## Instruction
Print the listing from its top line through the line containing "from matplotlib.ticker import", nothing more, and leave out the pictures.

## Dataset section
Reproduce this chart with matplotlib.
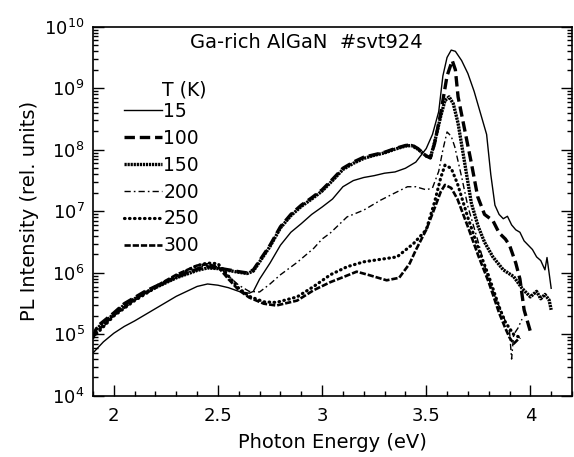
import numpy as np
import matplotlib
matplotlib.use("Agg")
import matplotlib.pyplot as plt
from matplotlib.ticker import FixedLocator, MultipleLocator, NullFormatter

plt.rcParams['font.family'] = ['DejaVu Sans']
plt.rcParams['mathtext.fontset'] = 'dejavusans'
plt.rcParams['lines.scale_dashes'] = False

title_text = "Ga-rich AlGaN  #svt924"
legend_title = "T (K)"
labels = ["15", "100", "150", "200", "250", "300"]
x_ticks = [2, 2.5, 3, 3.5, 4]
x_ticklabels = ["2", "2.5", "3", "3.5", "4"]
y_exponents = [4, 5, 6, 7, 8, 9, 10]

# ---- data (photon energy in eV, log10 of PL intensity) ----
E_15 = [1.90, 1.95, 2.00, 2.05, 2.10, 2.15, 2.20, 2.25, 2.30, 2.35, 2.40, 2.45, 2.50, 2.55,
        2.60, 2.65, 2.67, 2.70, 2.75, 2.80, 2.85, 2.90, 2.95, 3.00, 3.05, 3.10, 3.15, 3.20,
        3.25, 3.30, 3.35, 3.40, 3.45, 3.50, 3.53, 3.56, 3.58, 3.60, 3.62, 3.64, 3.67, 3.70,
        3.73, 3.76, 3.79, 3.81, 3.83, 3.85, 3.87, 3.89, 3.91, 3.93, 3.95, 3.97, 3.99, 4.01,
        4.03, 4.05, 4.07, 4.08, 4.09, 4.10]
L_15 = [4.70, 4.88, 5.02, 5.13, 5.22, 5.32, 5.42, 5.52, 5.62, 5.70, 5.78, 5.82, 5.80, 5.76,
        5.70, 5.67, 5.70, 5.90, 6.16, 6.45, 6.66, 6.80, 6.95, 7.07, 7.20, 7.40, 7.50, 7.55,
        7.58, 7.62, 7.64, 7.70, 7.80, 8.02, 8.25, 8.62, 9.20, 9.50, 9.62, 9.60, 9.45, 9.24,
        8.95, 8.60, 8.25, 7.60, 7.10, 6.95, 6.88, 6.92, 6.78, 6.70, 6.66, 6.52, 6.45, 6.38,
        6.26, 6.20, 6.05, 6.25, 6.00, 5.75]

E_100 = [1.90, 1.92, 2.00, 2.05, 2.10, 2.15, 2.20, 2.25, 2.30, 2.35, 2.40, 2.45, 2.50, 2.55,
         2.60, 2.64, 2.67, 2.70, 2.75, 2.80, 2.85, 2.90, 2.95, 3.00, 3.05, 3.10, 3.15, 3.20,
         3.25, 3.30, 3.35, 3.40, 3.43, 3.46, 3.50, 3.52, 3.54, 3.57, 3.60, 3.625, 3.64, 3.653,
         3.685, 3.717, 3.747, 3.78, 3.82, 3.85, 3.88, 3.90, 3.93, 3.95, 3.97, 4.00]
L_100 = [4.95, 5.13, 5.35, 5.50, 5.60, 5.70, 5.78, 5.86, 5.93, 6.00, 6.06, 6.10, 6.08, 6.05,
         6.02, 6.00, 6.05, 6.20, 6.45, 6.75, 6.95, 7.10, 7.22, 7.35, 7.52, 7.70, 7.80, 7.88,
         7.92, 7.96, 8.02, 8.07, 8.08, 8.02, 7.90, 7.87, 8.10, 8.60, 9.20, 9.45, 9.30, 8.86,
         8.32, 7.78, 7.24, 6.95, 6.85, 6.65, 6.55, 6.45, 6.16, 5.90, 5.40, 5.05]

E_150 = [1.90, 1.92, 2.00, 2.05, 2.10, 2.15, 2.20, 2.25, 2.30, 2.35, 2.40, 2.45, 2.50, 2.55,
         2.60, 2.64, 2.67, 2.70, 2.75, 2.80, 2.85, 2.90, 2.95, 3.00, 3.05, 3.10, 3.15, 3.20,
         3.25, 3.30, 3.35, 3.40, 3.43, 3.46, 3.50, 3.52, 3.54, 3.57, 3.59, 3.61, 3.63, 3.653,
         3.685, 3.717, 3.75, 3.78, 3.82, 3.87, 3.92, 3.96, 4.00, 4.03, 4.05, 4.07, 4.09, 4.10]
L_150 = [5.00, 5.10, 5.33, 5.48, 5.58, 5.68, 5.76, 5.84, 5.92, 5.98, 6.04, 6.08, 6.07, 6.04,
         6.01, 5.99, 6.03, 6.18, 6.43, 6.73, 6.93, 7.08, 7.20, 7.33, 7.50, 7.68, 7.78, 7.86,
         7.91, 7.95, 8.01, 8.06, 8.07, 8.01, 7.90, 7.87, 8.12, 8.55, 8.80, 8.86, 8.75, 8.43,
         7.78, 7.13, 6.75, 6.50, 6.26, 6.05, 5.94, 5.75, 5.61, 5.70, 5.58, 5.65, 5.56, 5.40]

E_200 = [1.90, 2.00, 2.10, 2.20, 2.30, 2.40, 2.45, 2.50, 2.55, 2.60, 2.65, 2.70, 2.75, 2.80,
         2.88, 2.96, 3.00, 3.04, 3.12, 3.20, 3.28, 3.35, 3.41, 3.45, 3.50, 3.53, 3.56, 3.58,
         3.60, 3.62, 3.637, 3.67, 3.70, 3.75, 3.79, 3.83, 3.87, 3.90, 3.91, 3.92, 3.94, 3.96]
L_200 = [4.95, 5.30, 5.55, 5.75, 5.92, 6.08, 6.12, 6.10, 5.95, 5.80, 5.70, 5.69, 5.82, 5.97,
         6.17, 6.40, 6.55, 6.65, 6.91, 7.02, 7.18, 7.30, 7.40, 7.40, 7.35, 7.38, 7.65, 8.00,
         8.29, 8.22, 8.05, 7.56, 7.08, 6.50, 6.00, 5.62, 5.30, 5.05, 4.60, 5.00, 5.10, 5.25]

E_250 = [1.90, 2.00, 2.10, 2.20, 2.30, 2.40, 2.45, 2.50, 2.55, 2.60, 2.65, 2.72, 2.78, 2.88,
         2.96, 3.04, 3.12, 3.20, 3.28, 3.36, 3.44, 3.50, 3.54, 3.57, 3.59, 3.62, 3.65, 3.70,
         3.75, 3.80, 3.85, 3.88, 3.92, 3.95]
L_250 = [4.95, 5.30, 5.55, 5.76, 5.95, 6.12, 6.16, 6.15, 5.95, 5.75, 5.62, 5.53, 5.52, 5.61,
         5.78, 5.97, 6.10, 6.18, 6.22, 6.26, 6.48, 6.70, 7.15, 7.55, 7.75, 7.70, 7.45, 6.90,
         6.40, 5.95, 5.45, 5.20, 5.00, 4.95]

E_300 = [1.90, 2.00, 2.10, 2.20, 2.30, 2.40, 2.45, 2.50, 2.55, 2.60, 2.65, 2.72, 2.78, 2.88,
         2.96, 3.04, 3.10, 3.166, 3.22, 3.31, 3.37, 3.42, 3.45, 3.50, 3.54, 3.57, 3.59, 3.62,
         3.65, 3.70, 3.75, 3.80, 3.85, 3.88, 3.90, 3.92, 3.95]
L_300 = [4.98, 5.32, 5.57, 5.78, 5.97, 6.12, 6.14, 6.10, 5.90, 5.72, 5.60, 5.50, 5.47, 5.55,
         5.72, 5.85, 5.93, 6.02, 5.97, 5.88, 5.92, 6.15, 6.37, 6.70, 7.05, 7.32, 7.43, 7.38,
         7.20, 6.75, 6.28, 5.85, 5.35, 5.10, 4.95, 4.85, 4.95]

series = [(E_15, L_15), (E_100, L_100), (E_150, L_150),
          (E_200, L_200), (E_250, L_250), (E_300, L_300)]
styles = [
    dict(ls='-', lw=1.0),
    dict(ls=(0, (7.5, 3.5)), lw=2.4),
    dict(ls=(0, (1.6, 0.6)), lw=2.4),
    dict(ls=(0, (4.5, 2.2, 1.2, 2.2)), lw=1.0),
    dict(ls=(0, (0.4, 3.2)), lw=2.3, dash_capstyle='round'),
    dict(ls=(0, (4.5, 1.4)), lw=1.9),
]

fig = plt.figure(figsize=(5.74, 4.57), dpi=100)
AX_L, AX_R, AX_T, AX_B = 93, 572, 26.7, 396
ax = fig.add_axes([AX_L/574, (457-AX_B)/457, (AX_R-AX_L)/574, (AX_B-AX_T)/457])

def axx(px):
    return (px - AX_L) / (AX_R - AX_L)

def axy(py):
    return (AX_B - py) / (AX_B - AX_T)

handles = []
for (E, L), lab, st in zip(series, labels, styles):
    h, = ax.plot(E, 10.0 ** np.asarray(L), color='black', label=lab, **st)
    handles.append(h)

ax.set_yscale('log')
ax.set_xlim(1.9, 4.2)
ax.set_ylim(1e4, 1e10)
ax.set_xticks(x_ticks)
ax.set_xticklabels(x_ticklabels)
ax.xaxis.set_minor_locator(MultipleLocator(0.1))
major_y = [10.0 ** e for e in y_exponents]
minor_y = [m * 10.0 ** e for e in y_exponents[:-1] for m in range(2, 10)]
ax.yaxis.set_major_locator(FixedLocator(major_y))
ax.yaxis.set_minor_locator(FixedLocator(minor_y))
ax.set_yticklabels([r"$10^{%d}$" % e for e in y_exponents])
ax.yaxis.set_minor_formatter(NullFormatter())

ax.tick_params(axis='both', which='both', direction='in', labelsize=13, width=1.0)
ax.tick_params(axis='y', which='both', left=True, right=True)
ax.tick_params(axis='x', which='both', bottom=True, top=False)
ax.tick_params(axis='x', which='major', pad=8)
ax.tick_params(axis='y', which='major', length=8, pad=6)
ax.tick_params(axis='y', which='minor', length=3.5)
ax.tick_params(axis='x', which='major', length=8)
ax.tick_params(axis='x', which='minor', length=3.5)
for s in ax.spines.values():
    s.set_linewidth(1.2)

ax.set_xlabel("Photon Energy (eV)", fontsize=14, labelpad=6)
ax.set_ylabel("PL Intensity (rel. units)", fontsize=14, labelpad=4)

ax.text(axx(306), axy(43), title_text, transform=ax.transAxes, ha='center', va='center',
        fontsize=14)
ax.text(axx(162), axy(90), legend_title, transform=ax.transAxes,
        ha='left', va='center', fontsize=13.5)

leg = ax.legend(handles=handles, loc='upper left', frameon=False, fontsize=13.5,
                bbox_to_anchor=(axx(124), axy(102)),
                handlelength=2.0, handletextpad=0.1, labelspacing=0.42,
                borderpad=0.0, borderaxespad=0.0)

fig.savefig("out.png", dpi=100)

## Task output
Reproduce this chart with matplotlib.
import numpy as np
import matplotlib
matplotlib.use("Agg")
import matplotlib.pyplot as plt
from matplotlib.ticker import FixedLocator, MultipleLocator, NullFormatter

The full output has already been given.